Accenture Federal Services will be acquiring cybersecurity firm Endgame’s federal government services business, the two firms announced last week. AFS has been using Endgame products as part of a strategic investment it made in the Clarendon, VA -based firm last year. This transition, says Endgame CEO Nate Fick, is the next evolution in the already existing partnership.
The deal is a win-win, says industry expert Bob Kipps of KipssDeSanto. “It’s a great deal that looks like a winner for both parties as Accenture develops further critical mass of cyber experts and capabilities, while Endgame becomes a purer cyber technology play.”
Going forward, Endgame will be focused entirely on building and deploying its endpoint detection and response (or EDR) software for federal and commercial customers, including the U.S. Air Force enterprise deployment Endgame announced in December, while its services will be moving over to Accenture. These services include vulnerability research, red teaming, and threat emulation that Endgame has been doing for parts of the Department of Defense and the intelligence community since the company was founded in 2008.

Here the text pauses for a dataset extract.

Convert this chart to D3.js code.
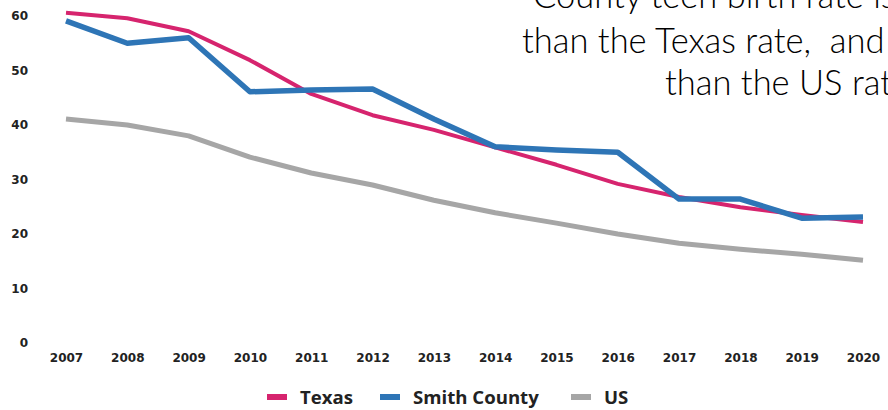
<!DOCTYPE html>
<html>
<head>
<meta charset="utf-8">
<script src="https://d3js.org/d3.v7.min.js"></script>
<style>
  body { margin: 0; background: #fff; overflow: hidden; }
  svg { display: block; }
</style>
</head>
<body>
<svg width="888" height="410"></svg>
<script>
// Data
const years = [2007, 2008, 2009, 2010, 2011, 2012, 2013, 2014, 2015, 2016, 2017, 2018, 2019, 2020];
const texas = [60.6, 59.6, 57.2, 51.9, 45.7, 41.8, 39.1, 35.9, 32.7, 29.2, 26.8, 24.9, 23.5, 22.2];
const smith = [59.1, 55.0, 56.0, 46.1, 46.4, 46.6, 41.1, 36.0, 35.4, 35.0, 26.4, 26.4, 22.9, 23.1];
const us = [41.1, 40.0, 38.0, 34.1, 31.2, 29.0, 26.2, 23.9, 22.0, 20.0, 18.3, 17.2, 16.3, 15.2];
const yTicks = [0, 10, 20, 30, 40, 50, 60];
const seriesNames = ["Texas", "Smith County", "US"];
const titleLines = ["County teen birth rate is", "than the Texas rate,  and", "than the US rate"];

const svg = d3.select("svg"),
  width = +svg.attr("width"),
  height = +svg.attr("height");

const colors = { "Texas": "#d6246e", "Smith County": "#2e75b6", "US": "#a6a6a6" };
const widths = { "Texas": 4, "Smith County": 5.5, "US": 5 };

// Scales
const x = d3.scalePoint().domain(years).range([66, 863]);
const y = d3.scaleLinear().domain([0, 60]).range([343, 16]);

// title text (clipped by the frame like the source)
const titleX = [533, 522, 665];
const titleY = [8, 53, 95];
svg.selectAll(".title")
  .data(titleLines)
  .join("text")
  .attr("class", "title")
  .attr("x", (d, i) => titleX[i])
  .attr("y", (d, i) => titleY[i])
  .style("font-family", "Lato, 'Open Sans', sans-serif")
  .style("font-weight", 300)
  .style("font-size", "34.5px")
  .style("white-space", "pre")
  .attr("fill", "#000")
  .text(d => d);

// Y axis
const yAxis = svg.append("g")
  .attr("transform", "translate(28,0)")
  .call(d3.axisLeft(y).tickValues(yTicks).tickSize(0).tickPadding(0));
yAxis.select(".domain").remove();
yAxis.selectAll("text")
  .style("font-family", "'DejaVu Sans', sans-serif")
  .style("font-weight", "bold")
  .style("font-size", "12px")
  .attr("fill", "#222");

// X axis
const xAxis = svg.append("g")
  .attr("transform", "translate(0,353)")
  .call(d3.axisBottom(x).tickSize(0).tickPadding(0));
xAxis.select(".domain").remove();
xAxis.selectAll("text")
  .style("font-family", "'DejaVu Sans', sans-serif")
  .style("font-weight", "bold")
  .style("font-size", "12px")
  .attr("fill", "#222");

// Lines
const line = d3.line()
  .x((d, i) => x(years[i]))
  .y(d => y(d));

const series = [
  { name: "US", values: us },
  { name: "Texas", values: texas },
  { name: "Smith County", values: smith }
];

svg.selectAll(".series")
  .data(series)
  .join("path")
  .attr("class", "series")
  .attr("d", d => line(d.values))
  .attr("fill", "none")
  .attr("stroke", d => colors[d.name])
  .attr("stroke-width", d => widths[d.name])
  .attr("stroke-linejoin", "round");

// Legend
const legendX = [267, 380, 571];
const legend = svg.append("g").attr("class", "legend");
const items = legend.selectAll(".legend-item")
  .data(seriesNames)
  .join("g")
  .attr("class", "legend-item")
  .attr("transform", (d, i) => `translate(${legendX[i]}, 397)`);

items.append("rect")
  .attr("y", -3)
  .attr("width", 20)
  .attr("height", 6)
  .attr("fill", d => colors[d]);

items.append("text")
  .attr("x", 33)
  .attr("y", 7)
  .style("font-family", "'Open Sans', sans-serif")
  .style("font-weight", "bold")
  .style("font-size", "18.6px")
  .attr("fill", "#222")
  .text(d => d);
</script>
</body>
</html>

At the core of Endgame’s success are, of course, its people, and the diversity of views they bring to the table. In addition to the engineers and developers you would expect at a typical cybersecurity firm, Endgame also employs user experience designers, hackers, and social scientists with PhDs. “Part of Endgame’s corporate culture has been if you’re going to change the industry, you can’t do it with people that all look the same,” Fick said. “Our services business, too, is part of that culture. We have people with diverse backgrounds and areas of expertise on the team, and they’re moving over to Accenture where they’ll remain intact as a unit.”
The trusted relationship that the two companies have built is at the core of this move. “We could have done this transaction with anyone but we really wanted to do it with Accenture because we had this partnership, and it really accelerates everything we were already doing together,” Fick said.
“The cyber landscape is complex, challenging and increasingly diverse with regards to both the threats our clients face and the solutions they must employ to combat those threats,” AFS managing director Gus Hunt told WashingtonExec. “To that end, we have brought together top talent from across the cyber spectrum to enable us to protect and support our federal clients. The Endgame Federal Services group, joining us through this acquisition, grows our elite cyber cadre and will help AFS expand our nucleus of highly skilled professionals by attracting additional talent. This will further enhance our ability to address the government cyber landscape in its entirety.”
“I have never been part of a high-performing team that wasn’t a diverse team,” Fick said. “When the average adversary’s time in the network is 146 days from breach to detection, it’s clear we need to think and act radically differently. You can’t do that if it’s a group of the same people. It just doesn’t work that way.”